Da pena marchar, pero nos queda camino por delante y lo mejor del día: ¡encontrarnos con el Resucitado cara a cara en la celebración de la eucaristía! Subimos río arriba hasta llegar a una ermita por la que hemos pasado muchas veces durante años y nunca habíamos entrado. Ha llegado el día. Nuestra Madre nos espera dentro, es su casa, a su lado derecho está San José. Todo nos ayuda a meternos de lleno en la grandeza de la eucaristía. En la homilía meditamos la primera lectura (Hch. 4,1-12): persecución y cárcel, presencia activa del Espíritu Santo y testimonio vivo de Jesús resucitado. Todo esto que viven los apóstoles nace de los encuentros previos que han tenido con el Resucitado. Lo han visto muerto y después vivo. ¡Eso no se lo puede negar nadie! Por eso no se callan, les da igual pasar por la cárcel, se llenan de Espíritu Santo y de sus bocas no salen más que palabras que llevan al encuentro transformante con Jesús. Ese mismo Jesús que se hace presente poco después cuando llega la consagración y entra en nuestro cuerpo en la comunión. El silencio posterior nos ayuda a unir las dos lecturas y a escuchar a Cristo en nuestro interior. Cada uno sabe bien lo que esta celebración supone en nuestras vidas. ¿Hay algo más grande que celebrar la santa misa en plena montaña, a los pies de la Virgen María y muy cerca de San José? ¡Nada! ¡La eucaristía vivida así y en lugares tan escogidos envuelve y renueva a todo aquel que se deja encontrar por el Resucitado!
La tarde avanza. Sobra tiempo antes de volver a casa y dentro del programa nos queda rezar el rosario. Lo hacemos en la explanada de la ermita. Así decidimos dar por terminada nuestra convivencia de Pascua en tono orante; presentando nuestras intenciones y dando gracias a Dios en los diversos misterios del rosario.
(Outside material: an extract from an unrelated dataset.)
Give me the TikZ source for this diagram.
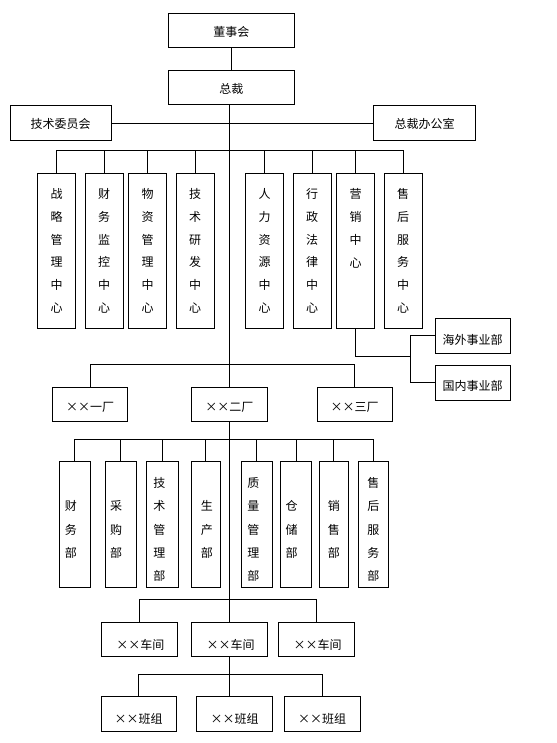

Nuestra Madre nos alienta, nos sentimos escuchados y además tenemos a su Hijo dentro de nosotros. ¡Es todo sublime!: lo vivido, lo que vemos, lo que comentamos, lo que ponemos en oración, lo que nos rodea, lo que nos da vida y enciende el corazón, lo que nos ayuda a seguir dando pasos en nuestra vida de fe, cada uno desde su situación personal, lo que nos une a los apóstoles que se encuentran con el Señor resucitado y son capaces de dar la vida por Él… ¿Quién no daría la vida por Cristo si lo ha visto, ha escuchado su voz y ha comido con Él?
Todo esto y mucho más arde por dentro del corazón de dos amigos mientras pasean recorriendo la imponente roca sobre la que se asienta la ermita. Es como una isla custodiada y escondida entre montañas recortadas por el río. Todas ellas ayudan a elevar la mirada al cielo y contemplar más allá, ir hasta lo profundo de Dios, la Resurrección de Jesucristo de entre los muertos y saber que ahí se asienta nuestra fe, sobre esta roca firme, como la que nos sirve de despedida de un día para no olvidar nunca: un puente, un mirador, una ermita y el rumor del río.